Lewis: I always knew that the threat of terrorism was going to be linked because it was coming from Al Qaeda, or this organization that Abu Nazir represents. So I always knew that, as a device, the fact that this Marine prays to Allah and is fluent in Arabic would be suggestive of a turning of some kind. I think that what’s been revealed [just recently] is that Brody finds Allah, he finds Islam, he becomes a Muslim, but it’s for a spiritual sustenance when he was at his lowest ebb. He was looking for something, some sort of salvation and he turns to Allah as opposed to God, because he is in the Middle East. Islam is a force for good. When religion is used well, his faith is a force for good. It sustains him and nourishes him. We just found out this week that he may still be capable of a violent act.

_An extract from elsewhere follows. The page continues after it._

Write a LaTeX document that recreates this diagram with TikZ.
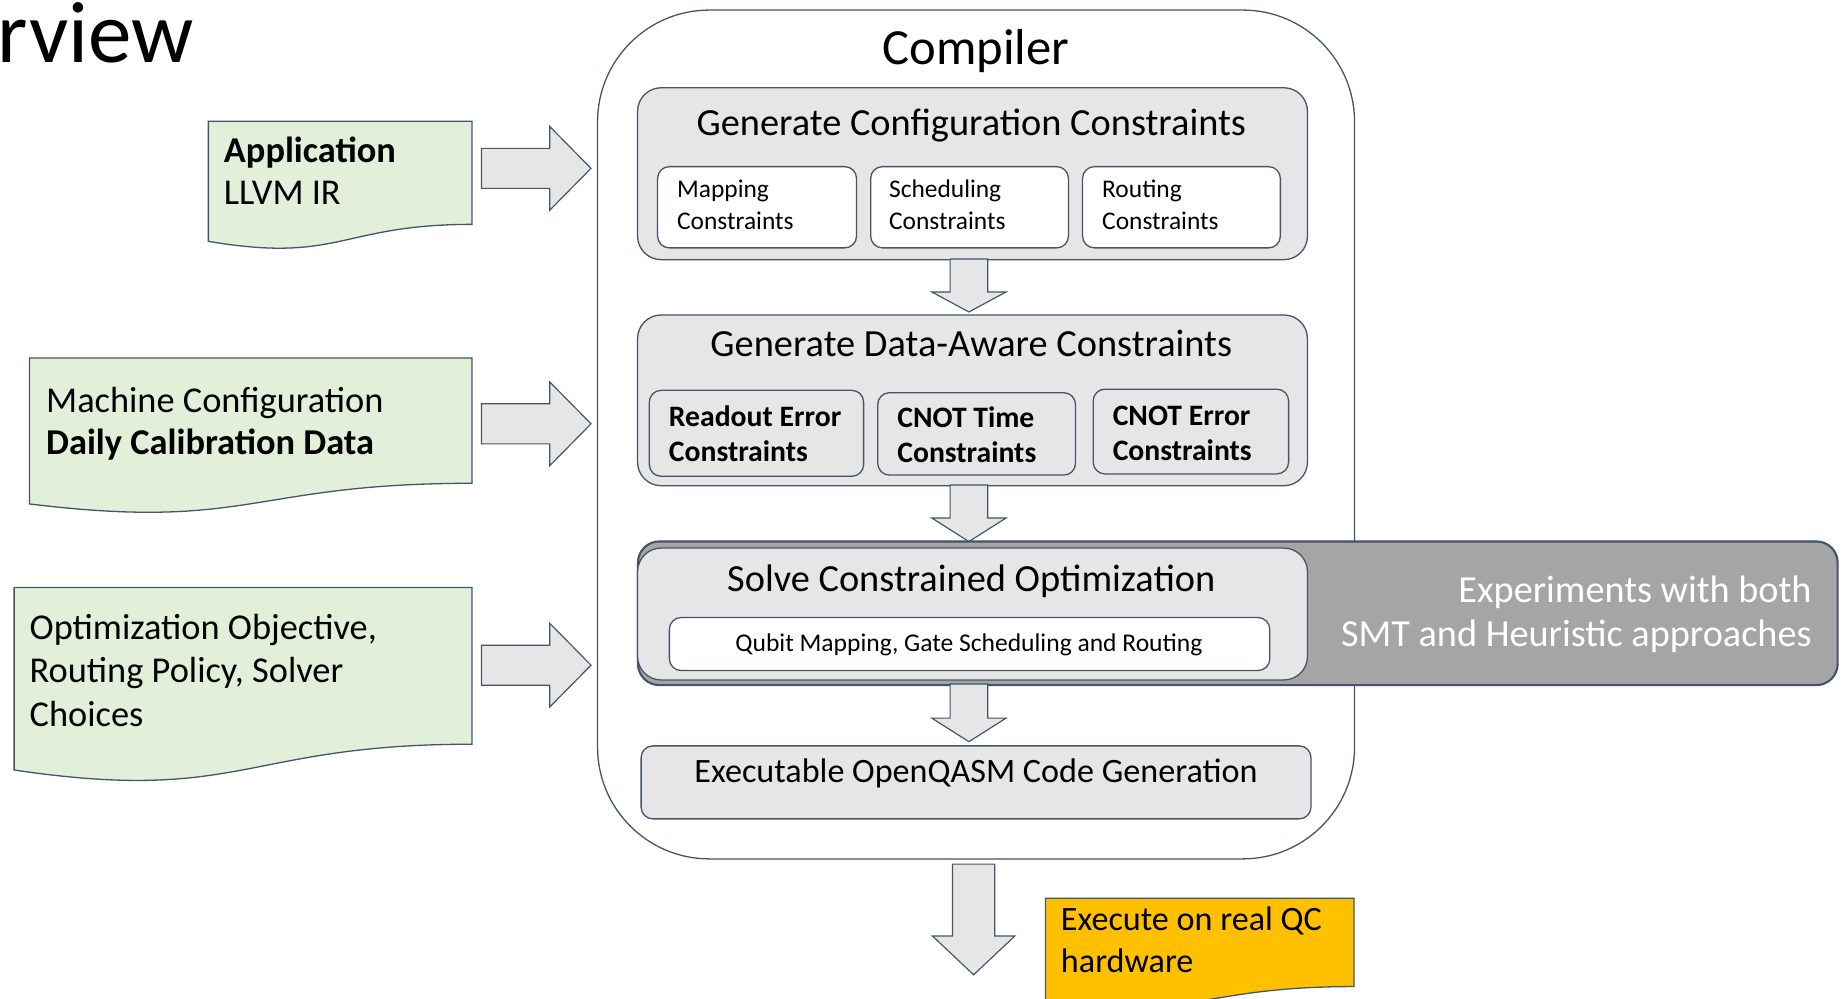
\documentclass[tikz,border=0pt]{standalone}
\usepackage{fontspec}
\setmainfont{Carlito}
\definecolor{edge}{HTML}{44546A}
\definecolor{panel}{HTML}{E6E6E6}
\definecolor{note}{HTML}{E2F0D9}
\definecolor{band}{HTML}{A5A5A5}
\definecolor{amber}{HTML}{FFC000}

% flow-chart "document" outline: x1, top, x2, height, style
\newcommand\docpath[5]{%
  \path[#5] (#1,#2) -- (#3,#2) -- (#3,{#2+0.802*#4})
    .. controls ({(#1+#3)/2},{#2+0.802*#4}) and ({(#1+#3)/2},{#2+1.1075*#4}) ..
    (#1,{#2+0.934*#4}) -- cycle;}
% block arrow pointing right: start, centre line, shaft length, head length, shaft half, head half
\newcommand\rblock[6]{%
  \draw[blockarrow] (#1,{#2-#5}) -- ({#1+#3},{#2-#5}) -- ({#1+#3},{#2-#6})
    -- ({#1+#3+#4},#2) -- ({#1+#3},{#2+#6}) -- ({#1+#3},{#2+#5}) -- (#1,{#2+#5}) -- cycle;}
% block arrow pointing down: centre line, start, shaft length, head length, shaft half, head half
\newcommand\dblock[6]{%
  \draw[blockarrow] ({#1-#5},#2) -- ({#1-#5},{#2+#3}) -- ({#1-#6},{#2+#3})
    -- (#1,{#2+#3+#4}) -- ({#1+#6},{#2+#3}) -- ({#1+#5},{#2+#3}) -- ({#1+#5},#2) -- cycle;}

\begin{document}
\begin{tikzpicture}[x=1pt,y=-1pt,
  outline/.style={draw=edge, line width=1.1pt},
  notebox/.style={outline, fill=note},
  panelbox/.style={outline, fill=panel, rounded corners=20pt, anchor=north west, inner sep=0pt},
  subbox/.style={outline, fill=white, rounded corners=10pt, anchor=north west, inner sep=0pt},
  graybox/.style={outline, fill=panel, rounded corners=10pt, anchor=north west, inner sep=0pt},
  blockarrow/.style={draw=edge, line width=1pt, fill=panel, line join=miter},
  lt/.style={inner sep=0pt, anchor=base west},
  ct/.style={inner sep=0pt, anchor=base},
  rt/.style={inner sep=0pt, anchor=base east},
  big/.style={font=\fontsize{74}{88}\selectfont},
  head/.style={font=\fontsize{43}{51}\selectfont},
  title/.style={font=\fontsize{32.6}{39}\selectfont},
  body/.style={font=\fontsize{30.9}{37}\selectfont},
  bodyb/.style={font=\fontsize{30.9}{37}\selectfont\bfseries},
  bandtext/.style={font=\fontsize{32.5}{39}\selectfont},
  small/.style={font=\fontsize{21.6}{26}\selectfont},
  smallb/.style={font=\fontsize{25.2}{30}\selectfont\bfseries},
]
\useasboundingbox (0,0) rectangle (1568,848);

% page heading, cut at the left edge
\node[lt, big] (heading) at (-2,53) {rview};

% inputs
\docpath{177}{103}{401}{109.2}{notebox}
\node[lt, bodyb] (app1) at (190,138) {Application};
\node[lt, body]  (app2) at (190,174) {LLVM IR};

\docpath{25}{304}{401}{132.8}{notebox}
\node[lt, body]  (mc1) at (39,350) {Machine Configuration};
\node[lt, bodyb] (mc2) at (39,386) {Daily Calibration Data};

\docpath{12}{499}{401}{166}{notebox}
\node[lt, body] (opt1) at (25,543) {Optimization Objective,};
\node[lt, body] (opt2) at (25,580) {Routing Policy, Solver};
\node[lt, body] (opt3) at (25,617) {Choices};

\rblock{409}{143}{58}{35}{17}{35.5}
\rblock{409}{360}{58}{35}{17}{35.5}
\rblock{409}{565}{58}{35}{17}{35.5}

% compiler frame
\node[outline, fill=white, rounded corners=95pt, anchor=north west, inner sep=0pt,
      minimum width=643pt, minimum height=721pt] (compiler) at (507,8) {};
\node[ct, head] (ctitle) at (829,55) {Compiler};

% stage 1
\node[panelbox, minimum width=569pt, minimum height=146pt] (gcc) at (541,74) {};
\node[ct, title] (gcct) at (825,115) {Generate Configuration Constraints};
\node[subbox, minimum width=169pt, minimum height=69pt] (map) at (558,141) {};
\node[subbox, minimum width=168pt, minimum height=69pt] (sch) at (739,141) {};
\node[subbox, minimum width=168pt, minimum height=69pt] (rou) at (919,141) {};
\node[lt, small] (map1) at (575,168) {Mapping};
\node[lt, small] (map2) at (575,195) {Constraints};
\node[lt, small] (sch1) at (755,168) {Scheduling};
\node[lt, small] (sch2) at (755,195) {Constraints};
\node[lt, small] (rou1) at (936,168) {Routing};
\node[lt, small] (rou2) at (936,195) {Constraints};

\dblock{823}{220}{28}{17}{16}{31.5}

% stage 2
\node[panelbox, minimum width=569pt, minimum height=145pt] (gda) at (541,267) {};
\node[ct, title] (gdat) at (825,303) {Generate Data-Aware Constraints};
\node[graybox, minimum width=182pt, minimum height=73pt] (rd) at (551,331) {};
\node[graybox, minimum width=168pt, minimum height=70pt] (ct) at (745,333) {};
\node[graybox, minimum width=166pt, minimum height=72pt] (ce) at (928,330) {};
\node[lt, smallb] (rd1) at (568,362) {Readout Error};
\node[lt, smallb] (rd2) at (568,392) {Constraints};
\node[lt, smallb] (ct1) at (762,363) {CNOT Time};
\node[lt, smallb] (ct2) at (762,393) {Constraints};
\node[lt, smallb] (ce1) at (945,361) {CNOT Error};
\node[lt, smallb] (ce2) at (945,391) {Constraints};

\dblock{823}{412}{28}{20}{16}{31.5}

% stage 3 with its side note
\node[draw=edge, line width=1.8pt, fill=band, rounded corners=18pt, anchor=north west, inner sep=0pt,
      minimum width=1019pt, minimum height=122pt] (note) at (541,459) {};
\node[rt, bandtext, text=white] (note1) at (1539,512) {Experiments with both};
\node[rt, bandtext, text=white] (note2) at (1539,549) {SMT and Heuristic approaches};
\node[panelbox, minimum width=569pt, minimum height=112pt] (solve) at (541,465) {};
\node[ct, title] (solvet) at (825,502) {Solve Constrained Optimization};
\node[subbox, minimum width=510pt, minimum height=45pt] (qm) at (568,524) {};
\node[ct, font=\fontsize{21.7}{26}\selectfont] (qmt) at (823,553) {Qubit Mapping, Gate Scheduling and Routing};

\dblock{823}{581}{29}{20}{16}{31.5}

% stage 4
\node[graybox, minimum width=569pt, minimum height=62pt] (qasm) at (544,633) {};
\node[ct, font=\fontsize{29}{35}\selectfont] (qasmt) at (829,665) {Executable OpenQASM Code Generation};

% output
\dblock{827}{734}{61}{33}{18}{35}
\docpath{888}{763}{1150}{93.5}{outline, fill=amber}
\node[lt, font=\fontsize{29}{35}\selectfont] (ex1) at (901,790) {Execute on real QC};
\node[lt, font=\fontsize{29}{35}\selectfont] (ex2) at (901,826) {hardware};
\end{tikzpicture}
\end{document}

It may be something devastating and atrocious, but what we saw is that the motivation is different than we had suspected.TWoP: Yes. The episode where we see Brody with the little boy — and the spin by the American VP on that attack on a school in Afghanistan — was extremely impactful.

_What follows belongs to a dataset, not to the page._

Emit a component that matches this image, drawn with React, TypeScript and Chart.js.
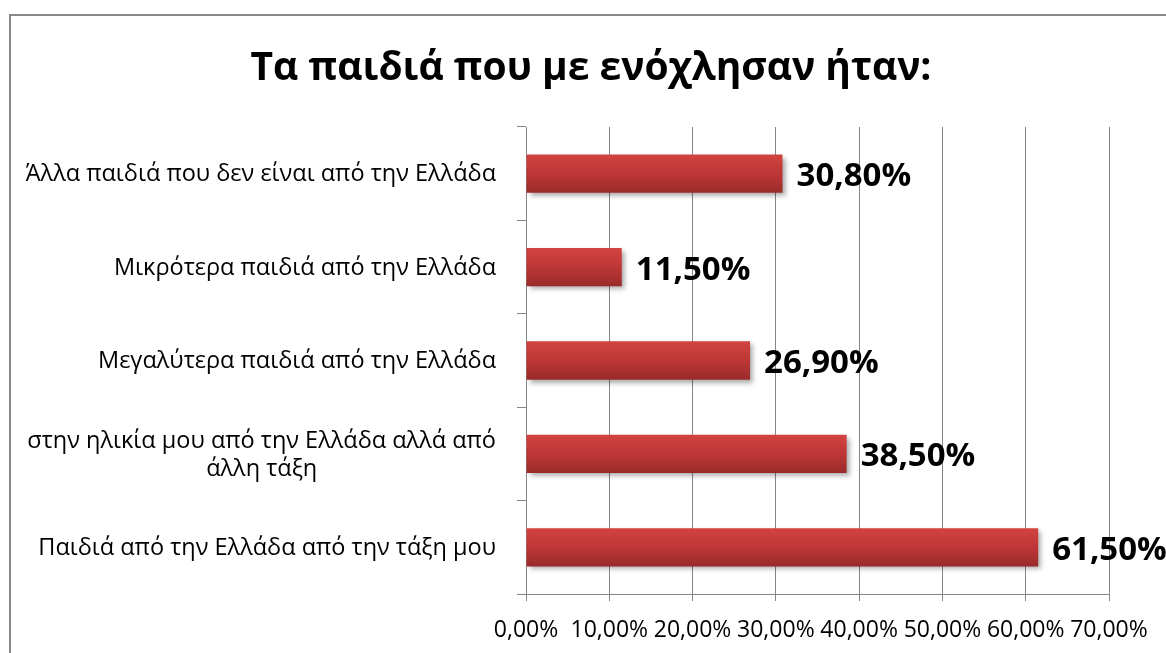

Lewis: The thing that I think is important about Brody is that he was, is and always will be a soldier. He will respond like a soldier. He identifies an enemy, and in this case it seems pretty clear that it is Vice President Walden, for what he considers a terrorist act of sending unmanned drones into school. I am aware that is a very liberal viewpoint to take politically and there will be more right wing conservatives who say, “This is so ridiculous. And are you justifying terrorism? Saying we’re worse than they are?” The show is careful, I think, to say not that one is worse than the other, but that they are versions of the same thing. Not all Americans… this is the thing. I think it was right… which is my own particular viewpoint, but I think it is the majority held viewpoint, which is that it was right to commit some sort of war on terror to deal with [9/11] in some way. But I think a large portion of the electorate believe the way we’ve gone about it hasn’t… did we target the right people? Did we do it the right way? And that’s a grayer area. That’s the world we are in now ten years later and I think this show accurately reflects that.